[YOUR INSTRUCTIONS] Every line of the material is to be quoted verbatim, minus the pictures.

--- Start DATA EXTRACT ---

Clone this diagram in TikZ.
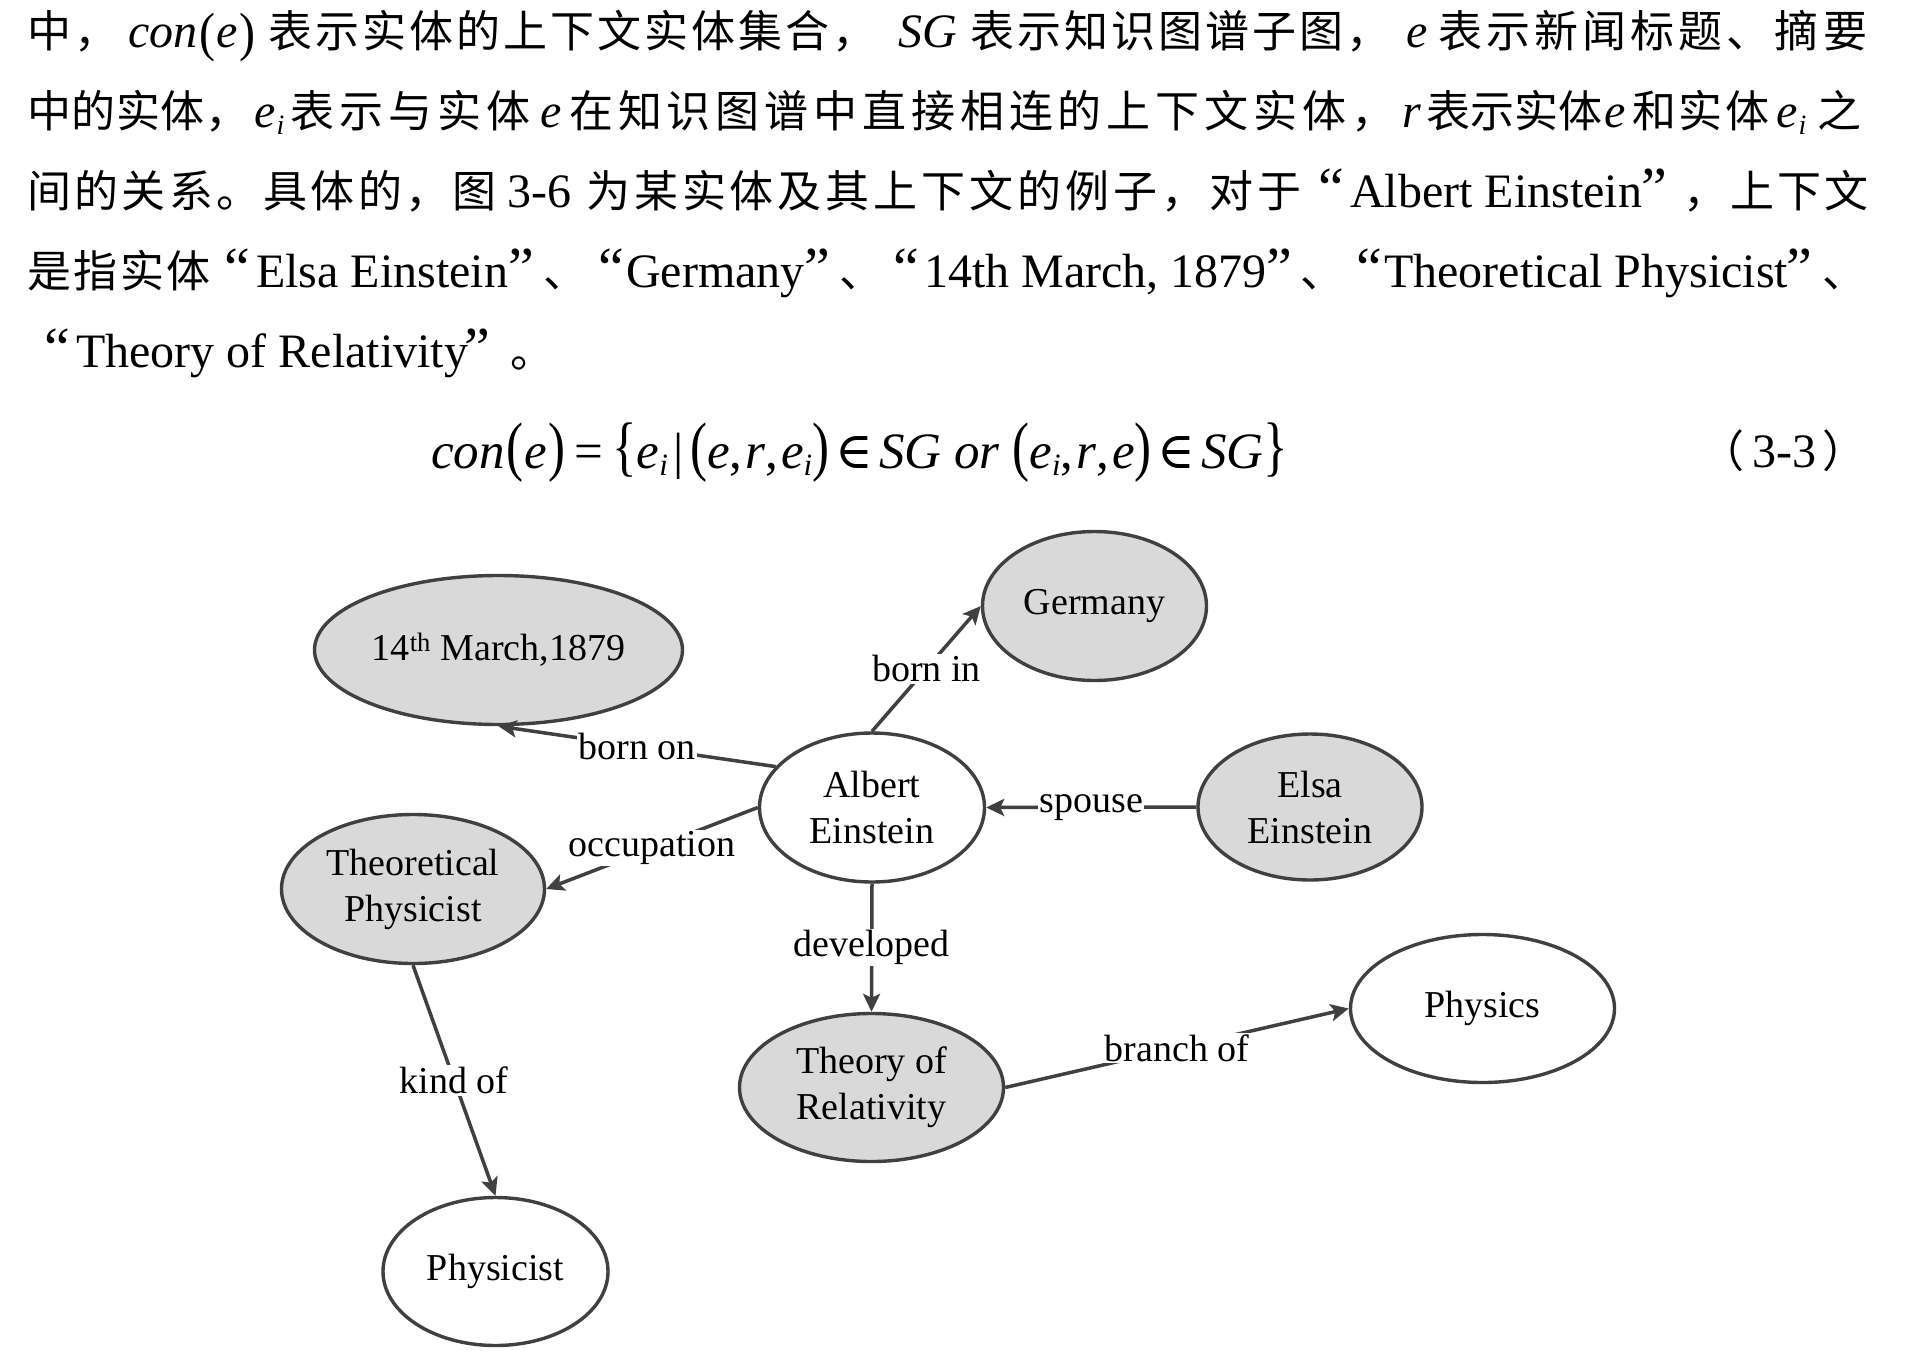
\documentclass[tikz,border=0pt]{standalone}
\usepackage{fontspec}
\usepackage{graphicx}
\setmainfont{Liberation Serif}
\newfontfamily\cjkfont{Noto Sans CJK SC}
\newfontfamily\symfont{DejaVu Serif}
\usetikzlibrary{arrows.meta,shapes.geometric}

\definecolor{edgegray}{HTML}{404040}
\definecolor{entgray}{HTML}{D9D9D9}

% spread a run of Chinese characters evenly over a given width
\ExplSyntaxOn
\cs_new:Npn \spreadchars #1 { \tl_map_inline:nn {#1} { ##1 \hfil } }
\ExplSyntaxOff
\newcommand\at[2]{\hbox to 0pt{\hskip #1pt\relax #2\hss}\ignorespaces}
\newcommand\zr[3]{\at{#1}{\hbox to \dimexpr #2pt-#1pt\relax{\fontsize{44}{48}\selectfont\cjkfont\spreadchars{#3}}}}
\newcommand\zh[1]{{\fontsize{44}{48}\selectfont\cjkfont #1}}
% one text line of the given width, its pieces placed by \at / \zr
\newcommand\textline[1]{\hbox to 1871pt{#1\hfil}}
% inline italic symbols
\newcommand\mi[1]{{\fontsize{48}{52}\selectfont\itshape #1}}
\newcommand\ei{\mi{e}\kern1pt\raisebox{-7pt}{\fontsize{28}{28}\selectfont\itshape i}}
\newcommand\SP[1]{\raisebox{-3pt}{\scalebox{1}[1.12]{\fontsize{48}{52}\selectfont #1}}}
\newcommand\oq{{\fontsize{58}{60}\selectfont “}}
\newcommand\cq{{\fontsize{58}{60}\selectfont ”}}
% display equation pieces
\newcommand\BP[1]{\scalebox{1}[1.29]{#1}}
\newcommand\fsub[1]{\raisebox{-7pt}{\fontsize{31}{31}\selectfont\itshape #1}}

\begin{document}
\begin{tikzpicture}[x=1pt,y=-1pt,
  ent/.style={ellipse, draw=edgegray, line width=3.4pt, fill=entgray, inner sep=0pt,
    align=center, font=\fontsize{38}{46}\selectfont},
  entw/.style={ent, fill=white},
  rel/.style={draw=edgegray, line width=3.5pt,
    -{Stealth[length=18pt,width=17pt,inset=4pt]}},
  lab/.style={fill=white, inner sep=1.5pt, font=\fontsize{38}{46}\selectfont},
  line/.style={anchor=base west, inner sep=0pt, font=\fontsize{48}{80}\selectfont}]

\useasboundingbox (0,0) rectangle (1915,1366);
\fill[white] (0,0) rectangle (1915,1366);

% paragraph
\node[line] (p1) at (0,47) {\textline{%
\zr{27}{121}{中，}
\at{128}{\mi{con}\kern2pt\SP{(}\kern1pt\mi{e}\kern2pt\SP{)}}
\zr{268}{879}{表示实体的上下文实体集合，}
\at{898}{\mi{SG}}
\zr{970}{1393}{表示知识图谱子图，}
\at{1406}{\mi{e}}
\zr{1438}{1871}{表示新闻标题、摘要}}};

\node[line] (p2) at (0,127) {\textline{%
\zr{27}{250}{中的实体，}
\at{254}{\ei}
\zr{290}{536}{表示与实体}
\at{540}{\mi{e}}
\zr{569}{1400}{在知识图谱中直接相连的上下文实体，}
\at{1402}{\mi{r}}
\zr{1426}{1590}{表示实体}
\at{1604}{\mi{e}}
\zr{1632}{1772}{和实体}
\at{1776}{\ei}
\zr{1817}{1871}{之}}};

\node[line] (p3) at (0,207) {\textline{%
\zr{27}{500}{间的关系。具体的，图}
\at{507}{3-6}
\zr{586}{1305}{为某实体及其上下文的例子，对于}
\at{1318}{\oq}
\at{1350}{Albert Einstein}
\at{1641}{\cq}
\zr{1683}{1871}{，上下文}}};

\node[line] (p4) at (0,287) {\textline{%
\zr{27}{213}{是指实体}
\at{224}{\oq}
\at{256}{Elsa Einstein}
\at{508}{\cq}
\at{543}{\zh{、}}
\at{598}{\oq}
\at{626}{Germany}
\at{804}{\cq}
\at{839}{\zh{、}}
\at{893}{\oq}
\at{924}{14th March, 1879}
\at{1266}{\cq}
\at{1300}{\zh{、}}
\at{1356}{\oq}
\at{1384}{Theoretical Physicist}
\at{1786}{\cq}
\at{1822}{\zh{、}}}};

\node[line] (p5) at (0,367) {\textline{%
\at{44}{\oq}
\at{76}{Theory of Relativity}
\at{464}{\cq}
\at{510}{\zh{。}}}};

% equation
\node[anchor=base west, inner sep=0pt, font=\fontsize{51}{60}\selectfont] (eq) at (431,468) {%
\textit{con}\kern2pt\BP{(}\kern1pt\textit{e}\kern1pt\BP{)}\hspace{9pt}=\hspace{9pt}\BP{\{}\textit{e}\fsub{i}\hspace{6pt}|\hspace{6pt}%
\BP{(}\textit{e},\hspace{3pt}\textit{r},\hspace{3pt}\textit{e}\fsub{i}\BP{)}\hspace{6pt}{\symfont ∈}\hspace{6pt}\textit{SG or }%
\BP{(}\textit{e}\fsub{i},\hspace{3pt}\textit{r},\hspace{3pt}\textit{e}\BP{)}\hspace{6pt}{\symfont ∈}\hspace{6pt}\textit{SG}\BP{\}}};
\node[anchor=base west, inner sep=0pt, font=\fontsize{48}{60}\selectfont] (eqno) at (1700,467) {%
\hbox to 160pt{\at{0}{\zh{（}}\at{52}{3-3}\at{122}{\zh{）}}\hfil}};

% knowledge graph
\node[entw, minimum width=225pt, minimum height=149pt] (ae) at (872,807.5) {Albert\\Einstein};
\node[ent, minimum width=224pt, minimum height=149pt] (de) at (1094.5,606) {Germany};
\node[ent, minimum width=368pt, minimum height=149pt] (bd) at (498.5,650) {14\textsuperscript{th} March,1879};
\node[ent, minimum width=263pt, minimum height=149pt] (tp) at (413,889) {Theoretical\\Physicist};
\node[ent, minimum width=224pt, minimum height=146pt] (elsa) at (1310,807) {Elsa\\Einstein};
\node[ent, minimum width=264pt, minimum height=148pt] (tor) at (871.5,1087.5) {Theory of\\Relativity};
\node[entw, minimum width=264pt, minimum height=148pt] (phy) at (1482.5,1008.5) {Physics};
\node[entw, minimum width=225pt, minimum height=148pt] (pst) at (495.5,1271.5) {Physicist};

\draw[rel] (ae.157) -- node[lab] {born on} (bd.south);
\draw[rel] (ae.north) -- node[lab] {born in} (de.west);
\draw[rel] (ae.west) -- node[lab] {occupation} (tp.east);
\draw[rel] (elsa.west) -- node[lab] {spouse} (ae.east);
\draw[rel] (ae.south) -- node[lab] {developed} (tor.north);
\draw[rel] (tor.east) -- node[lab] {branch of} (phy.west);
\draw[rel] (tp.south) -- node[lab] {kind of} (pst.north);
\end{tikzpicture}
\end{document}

--- End DATA EXTRACT ---

[SOLUTION TO THE EXERCISE]
Clone this diagram in TikZ.
\documentclass[tikz,border=0pt]{standalone}
\usepackage{fontspec}
\usepackage{graphicx}
\setmainfont{Liberation Serif}
\newfontfamily\cjkfont{Noto Sans CJK SC}
\newfontfamily\symfont{DejaVu Serif}
\usetikzlibrary{arrows.meta,shapes.geometric}

\definecolor{edgegray}{HTML}{404040}
\definecolor{entgray}{HTML}{D9D9D9}

% spread a run of Chinese characters evenly over a given width
\ExplSyntaxOn
\cs_new:Npn \spreadchars #1 { \tl_map_inline:nn {#1} { ##1 \hfil } }
\ExplSyntaxOff
\newcommand\at[2]{\hbox to 0pt{\hskip #1pt\relax #2\hss}\ignorespaces}
\newcommand\zr[3]{\at{#1}{\hbox to \dimexpr #2pt-#1pt\relax{\fontsize{44}{48}\selectfont\cjkfont\spreadchars{#3}}}}
\newcommand\zh[1]{{\fontsize{44}{48}\selectfont\cjkfont #1}}
% one text line of the given width, its pieces placed by \at / \zr
\newcommand\textline[1]{\hbox to 1871pt{#1\hfil}}
% inline italic symbols
\newcommand\mi[1]{{\fontsize{48}{52}\selectfont\itshape #1}}
\newcommand\ei{\mi{e}\kern1pt\raisebox{-7pt}{\fontsize{28}{28}\selectfont\itshape i}}
\newcommand\SP[1]{\raisebox{-3pt}{\scalebox{1}[1.12]{\fontsize{48}{52}\selectfont #1}}}
\newcommand\oq{{\fontsize{58}{60}\selectfont “}}
\newcommand\cq{{\fontsize{58}{60}\selectfont ”}}
% display equation pieces
\newcommand\BP[1]{\scalebox{1}[1.29]{#1}}
\newcommand\fsub[1]{\raisebox{-7pt}{\fontsize{31}{31}\selectfont\itshape #1}}

\begin{document}
\begin{tikzpicture}[x=1pt,y=-1pt,
  ent/.style={ellipse, draw=edgegray, line width=3.4pt, fill=entgray, inner sep=0pt,
    align=center, font=\fontsize{38}{46}\selectfont},
  entw/.style={ent, fill=white},
  rel/.style={draw=edgegray, line width=3.5pt,
    -{Stealth[length=18pt,width=17pt,inset=4pt]}},
  lab/.style={fill=white, inner sep=1.5pt, font=\fontsize{38}{46}\selectfont},
  line/.style={anchor=base west, inner sep=0pt, font=\fontsize{48}{80}\selectfont}]

\useasboundingbox (0,0) rectangle (1915,1366);
\fill[white] (0,0) rectangle (1915,1366);

% paragraph
\node[line] (p1) at (0,47) {\textline{%
\zr{27}{121}{中，}
\at{128}{\mi{con}\kern2pt\SP{(}\kern1pt\mi{e}\kern2pt\SP{)}}
\zr{268}{879}{表示实体的上下文实体集合，}
\at{898}{\mi{SG}}
\zr{970}{1393}{表示知识图谱子图，}
\at{1406}{\mi{e}}
\zr{1438}{1871}{表示新闻标题、摘要}}};

\node[line] (p2) at (0,127) {\textline{%
\zr{27}{250}{中的实体，}
\at{254}{\ei}
\zr{290}{536}{表示与实体}
\at{540}{\mi{e}}
\zr{569}{1400}{在知识图谱中直接相连的上下文实体，}
\at{1402}{\mi{r}}
\zr{1426}{1590}{表示实体}
\at{1604}{\mi{e}}
\zr{1632}{1772}{和实体}
\at{1776}{\ei}
\zr{1817}{1871}{之}}};

\node[line] (p3) at (0,207) {\textline{%
\zr{27}{500}{间的关系。具体的，图}
\at{507}{3-6}
\zr{586}{1305}{为某实体及其上下文的例子，对于}
\at{1318}{\oq}
\at{1350}{Albert Einstein}
\at{1641}{\cq}
\zr{1683}{1871}{，上下文}}};

\node[line] (p4) at (0,287) {\textline{%
\zr{27}{213}{是指实体}
\at{224}{\oq}
\at{256}{Elsa Einstein}
\at{508}{\cq}
\at{543}{\zh{、}}
\at{598}{\oq}
\at{626}{Germany}
\at{804}{\cq}
\at{839}{\zh{、}}
\at{893}{\oq}
\at{924}{14th March, 1879}
\at{1266}{\cq}
\at{1300}{\zh{、}}
\at{1356}{\oq}
\at{1384}{Theoretical Physicist}
\at{1786}{\cq}
\at{1822}{\zh{、}}}};

\node[line] (p5) at (0,367) {\textline{%
\at{44}{\oq}
\at{76}{Theory of Relativity}
\at{464}{\cq}
\at{510}{\zh{。}}}};

% equation
\node[anchor=base west, inner sep=0pt, font=\fontsize{51}{60}\selectfont] (eq) at (431,468) {%
\textit{con}\kern2pt\BP{(}\kern1pt\textit{e}\kern1pt\BP{)}\hspace{9pt}=\hspace{9pt}\BP{\{}\textit{e}\fsub{i}\hspace{6pt}|\hspace{6pt}%
\BP{(}\textit{e},\hspace{3pt}\textit{r},\hspace{3pt}\textit{e}\fsub{i}\BP{)}\hspace{6pt}{\symfont ∈}\hspace{6pt}\textit{SG or }%
\BP{(}\textit{e}\fsub{i},\hspace{3pt}\textit{r},\hspace{3pt}\textit{e}\BP{)}\hspace{6pt}{\symfont ∈}\hspace{6pt}\textit{SG}\BP{\}}};
\node[anchor=base west, inner sep=0pt, font=\fontsize{48}{60}\selectfont] (eqno) at (1700,467) {%
\hbox to 160pt{\at{0}{\zh{（}}\at{52}{3-3}\at{122}{\zh{）}}\hfil}};

% knowledge graph
\node[entw, minimum width=225pt, minimum height=149pt] (ae) at (872,807.5) {Albert\\Einstein};
\node[ent, minimum width=224pt, minimum height=149pt] (de) at (1094.5,606) {Germany};
\node[ent, minimum width=368pt, minimum height=149pt] (bd) at (498.5,650) {14\textsuperscript{th} March,1879};
\node[ent, minimum width=263pt, minimum height=149pt] (tp) at (413,889) {Theoretical\\Physicist};
\node[ent, minimum width=224pt, minimum height=146pt] (elsa) at (1310,807) {Elsa\\Einstein};
\node[ent, minimum width=264pt, minimum height=148pt] (tor) at (871.5,1087.5) {Theory of\\Relativity};
\node[entw, minimum width=264pt, minimum height=148pt] (phy) at (1482.5,1008.5) {Physics};
\node[entw, minimum width=225pt, minimum height=148pt] (pst) at (495.5,1271.5) {Physicist};

\draw[rel] (ae.157) -- node[lab] {born on} (bd.south);
\draw[rel] (ae.north) -- node[lab] {born in} (de.west);
\draw[rel] (ae.west) -- node[lab] {occupation} (tp.east);
\draw[rel] (elsa.west) -- node[lab] {spouse} (ae.east);
\draw[rel] (ae.south) -- node[lab] {developed} (tor.north);
\draw[rel] (tor.east) -- node[lab] {branch of} (phy.west);
\draw[rel] (tp.south) -- node[lab] {kind of} (pst.north);
\end{tikzpicture}
\end{document}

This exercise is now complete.